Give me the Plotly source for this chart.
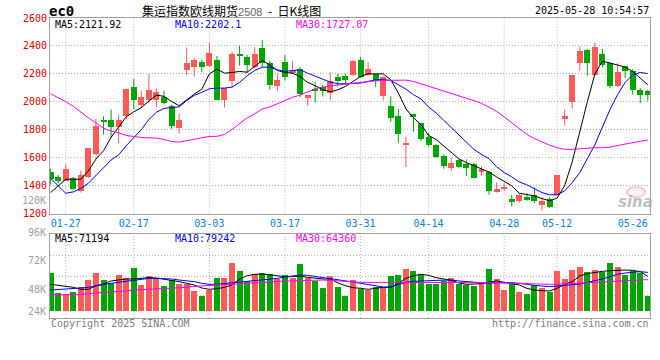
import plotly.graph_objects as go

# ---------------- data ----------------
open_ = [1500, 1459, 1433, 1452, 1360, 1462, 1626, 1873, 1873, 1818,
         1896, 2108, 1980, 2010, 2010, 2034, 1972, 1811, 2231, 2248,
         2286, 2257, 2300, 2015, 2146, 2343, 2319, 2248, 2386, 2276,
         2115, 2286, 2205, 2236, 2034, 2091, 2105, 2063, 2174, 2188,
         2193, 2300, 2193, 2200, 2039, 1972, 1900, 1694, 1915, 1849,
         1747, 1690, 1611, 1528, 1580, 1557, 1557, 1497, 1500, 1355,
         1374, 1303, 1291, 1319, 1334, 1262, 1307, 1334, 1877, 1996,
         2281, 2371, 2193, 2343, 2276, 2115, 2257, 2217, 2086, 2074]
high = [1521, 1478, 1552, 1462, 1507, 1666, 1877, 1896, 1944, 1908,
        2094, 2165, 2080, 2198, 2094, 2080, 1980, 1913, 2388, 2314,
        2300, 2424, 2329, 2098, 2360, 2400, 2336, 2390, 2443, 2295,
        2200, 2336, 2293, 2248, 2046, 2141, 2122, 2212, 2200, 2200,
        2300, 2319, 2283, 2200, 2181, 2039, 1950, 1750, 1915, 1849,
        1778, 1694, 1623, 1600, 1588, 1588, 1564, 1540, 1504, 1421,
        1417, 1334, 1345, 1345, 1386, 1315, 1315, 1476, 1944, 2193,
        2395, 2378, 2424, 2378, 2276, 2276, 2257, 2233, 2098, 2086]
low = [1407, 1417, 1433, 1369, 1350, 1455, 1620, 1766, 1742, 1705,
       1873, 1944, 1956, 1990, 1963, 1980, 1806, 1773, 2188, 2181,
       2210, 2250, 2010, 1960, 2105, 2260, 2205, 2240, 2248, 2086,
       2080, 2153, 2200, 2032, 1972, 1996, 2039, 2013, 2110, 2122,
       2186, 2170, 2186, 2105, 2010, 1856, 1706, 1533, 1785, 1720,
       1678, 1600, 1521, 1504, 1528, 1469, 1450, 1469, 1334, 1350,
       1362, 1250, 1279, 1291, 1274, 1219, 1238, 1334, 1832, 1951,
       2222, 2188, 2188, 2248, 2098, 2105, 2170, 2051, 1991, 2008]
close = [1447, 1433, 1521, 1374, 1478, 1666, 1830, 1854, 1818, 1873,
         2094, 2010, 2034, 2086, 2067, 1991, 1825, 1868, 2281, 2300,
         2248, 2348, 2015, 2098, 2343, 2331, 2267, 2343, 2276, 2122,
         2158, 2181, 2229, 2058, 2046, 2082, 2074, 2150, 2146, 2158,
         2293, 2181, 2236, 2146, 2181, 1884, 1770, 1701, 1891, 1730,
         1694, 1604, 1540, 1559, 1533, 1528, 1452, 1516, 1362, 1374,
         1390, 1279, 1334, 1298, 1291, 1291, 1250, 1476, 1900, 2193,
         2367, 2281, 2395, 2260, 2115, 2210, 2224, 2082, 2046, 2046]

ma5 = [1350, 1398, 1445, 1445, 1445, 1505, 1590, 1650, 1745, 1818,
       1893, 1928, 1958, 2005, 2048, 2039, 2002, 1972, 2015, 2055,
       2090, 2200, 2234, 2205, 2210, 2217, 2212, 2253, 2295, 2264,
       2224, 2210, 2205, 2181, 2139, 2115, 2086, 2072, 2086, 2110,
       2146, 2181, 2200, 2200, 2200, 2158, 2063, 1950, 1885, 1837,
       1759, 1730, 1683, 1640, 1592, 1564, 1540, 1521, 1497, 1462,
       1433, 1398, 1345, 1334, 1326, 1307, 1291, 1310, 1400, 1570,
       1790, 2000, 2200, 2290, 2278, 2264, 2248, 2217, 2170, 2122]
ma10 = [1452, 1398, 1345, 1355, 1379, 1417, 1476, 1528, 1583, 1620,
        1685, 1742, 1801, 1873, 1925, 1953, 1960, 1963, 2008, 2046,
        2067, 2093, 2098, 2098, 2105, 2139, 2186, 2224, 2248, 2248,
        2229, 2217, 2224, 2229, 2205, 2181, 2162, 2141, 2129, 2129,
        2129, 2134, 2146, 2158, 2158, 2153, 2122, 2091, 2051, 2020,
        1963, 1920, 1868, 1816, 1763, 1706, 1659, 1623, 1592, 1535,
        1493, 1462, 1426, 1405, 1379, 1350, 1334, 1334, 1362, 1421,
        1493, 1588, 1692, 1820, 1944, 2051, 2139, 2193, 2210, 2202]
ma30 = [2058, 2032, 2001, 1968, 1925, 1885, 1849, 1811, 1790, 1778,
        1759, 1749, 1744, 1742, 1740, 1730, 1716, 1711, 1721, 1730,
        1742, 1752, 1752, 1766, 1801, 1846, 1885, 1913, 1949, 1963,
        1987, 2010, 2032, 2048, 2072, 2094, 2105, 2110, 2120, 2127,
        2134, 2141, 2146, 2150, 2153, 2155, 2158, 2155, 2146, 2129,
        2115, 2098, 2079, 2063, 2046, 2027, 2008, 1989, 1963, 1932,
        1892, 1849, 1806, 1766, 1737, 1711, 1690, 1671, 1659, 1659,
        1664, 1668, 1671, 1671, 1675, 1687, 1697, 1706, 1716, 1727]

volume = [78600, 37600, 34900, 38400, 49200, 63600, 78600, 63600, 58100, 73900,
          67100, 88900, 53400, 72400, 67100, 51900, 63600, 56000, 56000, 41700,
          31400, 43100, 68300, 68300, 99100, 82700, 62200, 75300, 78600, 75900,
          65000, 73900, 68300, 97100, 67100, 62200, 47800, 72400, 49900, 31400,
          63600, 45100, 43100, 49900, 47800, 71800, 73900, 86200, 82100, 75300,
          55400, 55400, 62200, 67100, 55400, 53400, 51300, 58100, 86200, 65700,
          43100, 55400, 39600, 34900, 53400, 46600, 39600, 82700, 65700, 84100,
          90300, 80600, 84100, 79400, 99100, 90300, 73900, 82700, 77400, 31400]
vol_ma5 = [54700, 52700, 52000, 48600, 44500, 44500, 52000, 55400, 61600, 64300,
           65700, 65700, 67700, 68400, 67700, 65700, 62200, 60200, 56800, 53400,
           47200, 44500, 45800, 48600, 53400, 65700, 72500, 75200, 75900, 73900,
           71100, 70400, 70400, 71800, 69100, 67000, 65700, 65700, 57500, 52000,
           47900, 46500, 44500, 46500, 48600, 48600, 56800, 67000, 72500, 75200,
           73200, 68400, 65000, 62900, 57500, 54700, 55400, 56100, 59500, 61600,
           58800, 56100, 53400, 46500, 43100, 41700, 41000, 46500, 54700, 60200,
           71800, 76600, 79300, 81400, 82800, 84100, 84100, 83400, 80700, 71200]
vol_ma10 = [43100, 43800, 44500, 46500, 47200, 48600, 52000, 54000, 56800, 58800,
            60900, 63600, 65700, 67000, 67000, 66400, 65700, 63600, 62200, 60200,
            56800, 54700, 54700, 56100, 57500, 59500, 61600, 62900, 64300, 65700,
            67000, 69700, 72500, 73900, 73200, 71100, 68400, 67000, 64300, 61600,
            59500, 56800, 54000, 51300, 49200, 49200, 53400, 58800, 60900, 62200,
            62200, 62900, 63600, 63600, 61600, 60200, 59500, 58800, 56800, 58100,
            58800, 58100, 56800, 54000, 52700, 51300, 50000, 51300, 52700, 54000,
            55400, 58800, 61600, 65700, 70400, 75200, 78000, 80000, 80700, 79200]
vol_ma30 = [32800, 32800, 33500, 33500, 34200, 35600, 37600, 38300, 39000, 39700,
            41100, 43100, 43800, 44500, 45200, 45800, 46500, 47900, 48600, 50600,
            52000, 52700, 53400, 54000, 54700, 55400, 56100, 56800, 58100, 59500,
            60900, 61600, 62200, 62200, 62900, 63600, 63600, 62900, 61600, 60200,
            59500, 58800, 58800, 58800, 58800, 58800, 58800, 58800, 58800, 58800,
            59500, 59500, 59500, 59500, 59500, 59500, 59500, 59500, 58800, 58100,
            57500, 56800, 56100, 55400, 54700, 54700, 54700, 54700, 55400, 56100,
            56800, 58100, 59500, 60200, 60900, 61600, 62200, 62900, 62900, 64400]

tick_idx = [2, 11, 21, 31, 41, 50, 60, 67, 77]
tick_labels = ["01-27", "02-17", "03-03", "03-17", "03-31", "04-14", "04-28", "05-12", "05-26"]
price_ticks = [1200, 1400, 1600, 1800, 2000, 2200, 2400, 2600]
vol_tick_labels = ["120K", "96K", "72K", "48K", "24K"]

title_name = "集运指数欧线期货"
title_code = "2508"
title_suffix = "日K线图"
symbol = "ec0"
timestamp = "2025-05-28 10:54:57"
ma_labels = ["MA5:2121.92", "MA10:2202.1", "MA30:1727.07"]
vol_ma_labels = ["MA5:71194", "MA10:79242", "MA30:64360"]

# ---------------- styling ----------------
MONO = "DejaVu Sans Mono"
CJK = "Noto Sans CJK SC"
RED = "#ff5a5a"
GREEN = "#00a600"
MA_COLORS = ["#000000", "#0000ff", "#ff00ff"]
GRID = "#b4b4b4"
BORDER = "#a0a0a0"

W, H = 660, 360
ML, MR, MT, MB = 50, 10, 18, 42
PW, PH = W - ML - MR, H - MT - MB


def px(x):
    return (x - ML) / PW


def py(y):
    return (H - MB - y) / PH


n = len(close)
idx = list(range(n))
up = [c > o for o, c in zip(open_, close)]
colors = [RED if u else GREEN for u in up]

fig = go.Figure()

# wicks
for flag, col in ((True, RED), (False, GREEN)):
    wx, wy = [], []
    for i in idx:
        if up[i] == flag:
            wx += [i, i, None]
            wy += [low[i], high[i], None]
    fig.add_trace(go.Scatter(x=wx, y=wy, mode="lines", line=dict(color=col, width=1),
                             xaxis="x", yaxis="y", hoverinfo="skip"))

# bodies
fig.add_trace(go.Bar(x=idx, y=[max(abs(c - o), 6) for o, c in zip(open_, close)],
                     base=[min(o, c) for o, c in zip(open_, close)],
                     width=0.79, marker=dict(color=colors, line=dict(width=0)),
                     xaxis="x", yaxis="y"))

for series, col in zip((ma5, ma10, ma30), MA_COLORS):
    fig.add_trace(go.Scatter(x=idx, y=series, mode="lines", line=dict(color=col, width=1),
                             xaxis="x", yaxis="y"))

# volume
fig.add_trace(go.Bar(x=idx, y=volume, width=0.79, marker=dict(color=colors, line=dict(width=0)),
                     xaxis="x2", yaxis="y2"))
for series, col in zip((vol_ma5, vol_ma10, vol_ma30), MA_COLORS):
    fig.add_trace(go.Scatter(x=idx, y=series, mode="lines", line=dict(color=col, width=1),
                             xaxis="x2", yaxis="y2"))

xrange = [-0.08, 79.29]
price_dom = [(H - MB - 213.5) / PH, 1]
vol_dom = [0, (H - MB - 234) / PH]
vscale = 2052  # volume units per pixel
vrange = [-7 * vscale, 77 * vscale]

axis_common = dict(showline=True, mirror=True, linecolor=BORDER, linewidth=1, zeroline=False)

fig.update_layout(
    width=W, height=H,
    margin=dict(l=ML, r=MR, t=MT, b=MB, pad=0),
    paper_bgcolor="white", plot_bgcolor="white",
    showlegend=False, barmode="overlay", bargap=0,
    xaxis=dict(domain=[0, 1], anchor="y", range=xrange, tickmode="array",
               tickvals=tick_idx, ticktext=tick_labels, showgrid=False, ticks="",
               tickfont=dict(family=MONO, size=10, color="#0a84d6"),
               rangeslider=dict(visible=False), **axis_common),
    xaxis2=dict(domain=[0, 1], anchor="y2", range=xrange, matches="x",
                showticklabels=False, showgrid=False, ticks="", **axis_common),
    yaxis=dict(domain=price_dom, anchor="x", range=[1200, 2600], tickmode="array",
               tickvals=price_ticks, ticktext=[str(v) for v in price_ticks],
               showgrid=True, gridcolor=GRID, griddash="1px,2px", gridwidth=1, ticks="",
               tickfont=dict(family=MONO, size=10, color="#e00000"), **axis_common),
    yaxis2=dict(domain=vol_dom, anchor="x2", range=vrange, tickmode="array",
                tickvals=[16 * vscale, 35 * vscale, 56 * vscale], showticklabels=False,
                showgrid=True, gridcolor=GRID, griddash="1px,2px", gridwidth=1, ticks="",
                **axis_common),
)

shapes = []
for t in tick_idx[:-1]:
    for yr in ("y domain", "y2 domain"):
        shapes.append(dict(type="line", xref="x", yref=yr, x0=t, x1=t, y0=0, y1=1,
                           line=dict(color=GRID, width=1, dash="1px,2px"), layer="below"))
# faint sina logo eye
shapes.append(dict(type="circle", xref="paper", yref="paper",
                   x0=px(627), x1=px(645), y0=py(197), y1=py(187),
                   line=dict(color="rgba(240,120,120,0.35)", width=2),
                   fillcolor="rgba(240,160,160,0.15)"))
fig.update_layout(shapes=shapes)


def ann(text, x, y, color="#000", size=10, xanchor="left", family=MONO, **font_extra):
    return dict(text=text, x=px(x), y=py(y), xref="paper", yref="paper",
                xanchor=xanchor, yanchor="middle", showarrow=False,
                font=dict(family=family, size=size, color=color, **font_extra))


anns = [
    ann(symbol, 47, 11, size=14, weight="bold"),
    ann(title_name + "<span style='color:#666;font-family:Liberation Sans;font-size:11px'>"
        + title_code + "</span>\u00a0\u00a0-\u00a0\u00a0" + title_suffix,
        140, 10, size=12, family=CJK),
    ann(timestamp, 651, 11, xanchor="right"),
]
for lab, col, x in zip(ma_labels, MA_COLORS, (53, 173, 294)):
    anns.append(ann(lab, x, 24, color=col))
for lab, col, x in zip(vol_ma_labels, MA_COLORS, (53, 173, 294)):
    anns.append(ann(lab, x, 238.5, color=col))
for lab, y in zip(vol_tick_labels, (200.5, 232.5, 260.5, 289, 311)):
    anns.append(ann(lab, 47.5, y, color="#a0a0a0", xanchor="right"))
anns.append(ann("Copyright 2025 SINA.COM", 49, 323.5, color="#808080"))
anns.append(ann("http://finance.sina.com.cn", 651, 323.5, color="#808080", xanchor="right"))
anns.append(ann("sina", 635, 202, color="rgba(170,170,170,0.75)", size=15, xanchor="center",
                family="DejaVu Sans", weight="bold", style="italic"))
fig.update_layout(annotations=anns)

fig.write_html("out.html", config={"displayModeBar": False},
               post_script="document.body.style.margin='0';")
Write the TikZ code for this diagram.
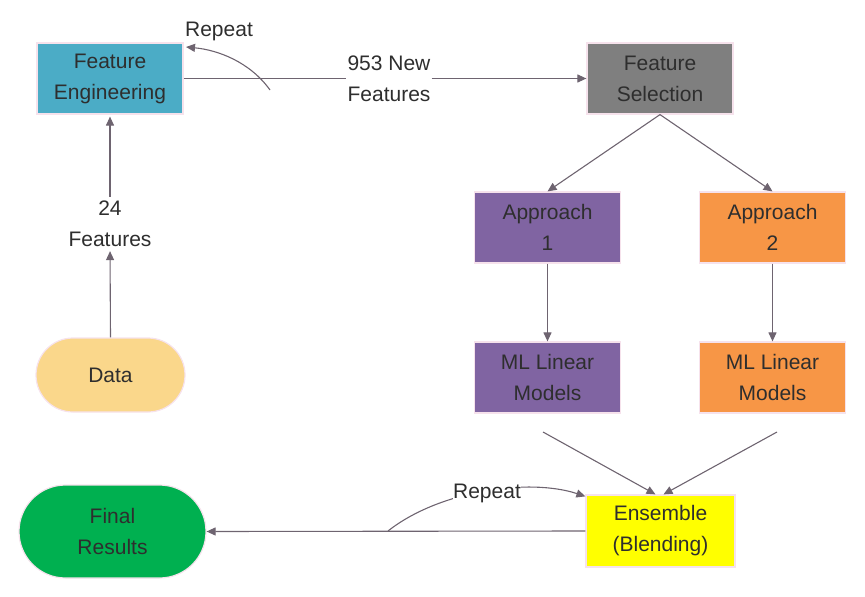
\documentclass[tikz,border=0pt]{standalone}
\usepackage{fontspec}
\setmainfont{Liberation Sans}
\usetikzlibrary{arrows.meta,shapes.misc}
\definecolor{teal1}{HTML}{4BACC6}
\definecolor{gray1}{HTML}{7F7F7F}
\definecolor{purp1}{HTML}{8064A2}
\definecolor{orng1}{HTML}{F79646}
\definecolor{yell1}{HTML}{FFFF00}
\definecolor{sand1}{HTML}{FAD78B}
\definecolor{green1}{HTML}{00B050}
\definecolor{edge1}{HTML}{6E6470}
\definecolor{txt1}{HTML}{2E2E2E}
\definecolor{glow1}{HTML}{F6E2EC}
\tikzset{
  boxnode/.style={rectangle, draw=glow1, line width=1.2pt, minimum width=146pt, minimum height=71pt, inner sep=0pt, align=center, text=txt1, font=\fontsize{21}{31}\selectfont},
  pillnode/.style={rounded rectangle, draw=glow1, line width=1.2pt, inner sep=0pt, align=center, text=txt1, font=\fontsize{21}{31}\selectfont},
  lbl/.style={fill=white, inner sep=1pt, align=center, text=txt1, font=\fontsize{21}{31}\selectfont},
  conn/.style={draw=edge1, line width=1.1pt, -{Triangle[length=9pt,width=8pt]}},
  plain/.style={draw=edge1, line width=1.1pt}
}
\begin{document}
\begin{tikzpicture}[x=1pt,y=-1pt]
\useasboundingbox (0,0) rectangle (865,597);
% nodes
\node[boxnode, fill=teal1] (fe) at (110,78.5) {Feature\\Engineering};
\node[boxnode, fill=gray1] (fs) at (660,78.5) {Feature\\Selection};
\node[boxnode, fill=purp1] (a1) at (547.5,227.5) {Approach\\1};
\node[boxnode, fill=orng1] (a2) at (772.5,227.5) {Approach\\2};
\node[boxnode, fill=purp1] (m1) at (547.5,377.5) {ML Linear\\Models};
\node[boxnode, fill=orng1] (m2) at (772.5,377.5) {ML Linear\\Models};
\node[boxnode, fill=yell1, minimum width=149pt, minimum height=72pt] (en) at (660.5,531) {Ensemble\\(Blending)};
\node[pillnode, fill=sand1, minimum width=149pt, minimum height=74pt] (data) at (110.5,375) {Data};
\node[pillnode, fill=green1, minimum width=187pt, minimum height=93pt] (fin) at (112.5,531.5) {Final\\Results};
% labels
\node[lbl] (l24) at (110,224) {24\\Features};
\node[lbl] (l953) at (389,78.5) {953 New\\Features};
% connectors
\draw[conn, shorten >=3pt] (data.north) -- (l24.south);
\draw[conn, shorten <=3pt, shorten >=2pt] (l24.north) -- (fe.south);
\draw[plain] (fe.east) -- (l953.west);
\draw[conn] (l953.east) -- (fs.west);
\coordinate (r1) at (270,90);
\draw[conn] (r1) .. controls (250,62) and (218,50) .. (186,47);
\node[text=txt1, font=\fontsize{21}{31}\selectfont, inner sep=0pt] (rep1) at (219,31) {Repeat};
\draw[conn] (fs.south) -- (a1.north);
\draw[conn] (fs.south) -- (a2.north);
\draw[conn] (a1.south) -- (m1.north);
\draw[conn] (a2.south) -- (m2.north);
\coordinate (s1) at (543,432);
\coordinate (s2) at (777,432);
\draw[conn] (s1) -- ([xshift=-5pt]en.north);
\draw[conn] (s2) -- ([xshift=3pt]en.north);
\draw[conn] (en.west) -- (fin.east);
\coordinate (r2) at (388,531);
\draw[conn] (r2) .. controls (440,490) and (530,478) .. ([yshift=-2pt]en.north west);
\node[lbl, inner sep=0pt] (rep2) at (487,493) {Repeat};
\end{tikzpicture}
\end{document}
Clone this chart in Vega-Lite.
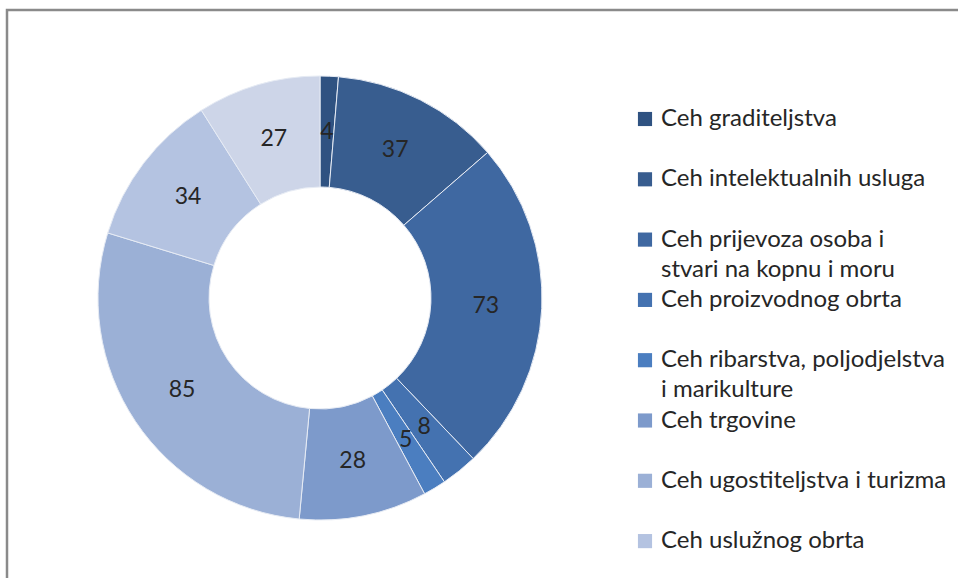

○ ○ ○ ○ ○ ○ ○

Task details:
Determine how many lines in the listing above hold the string "this", then write only the number.

Reply:
3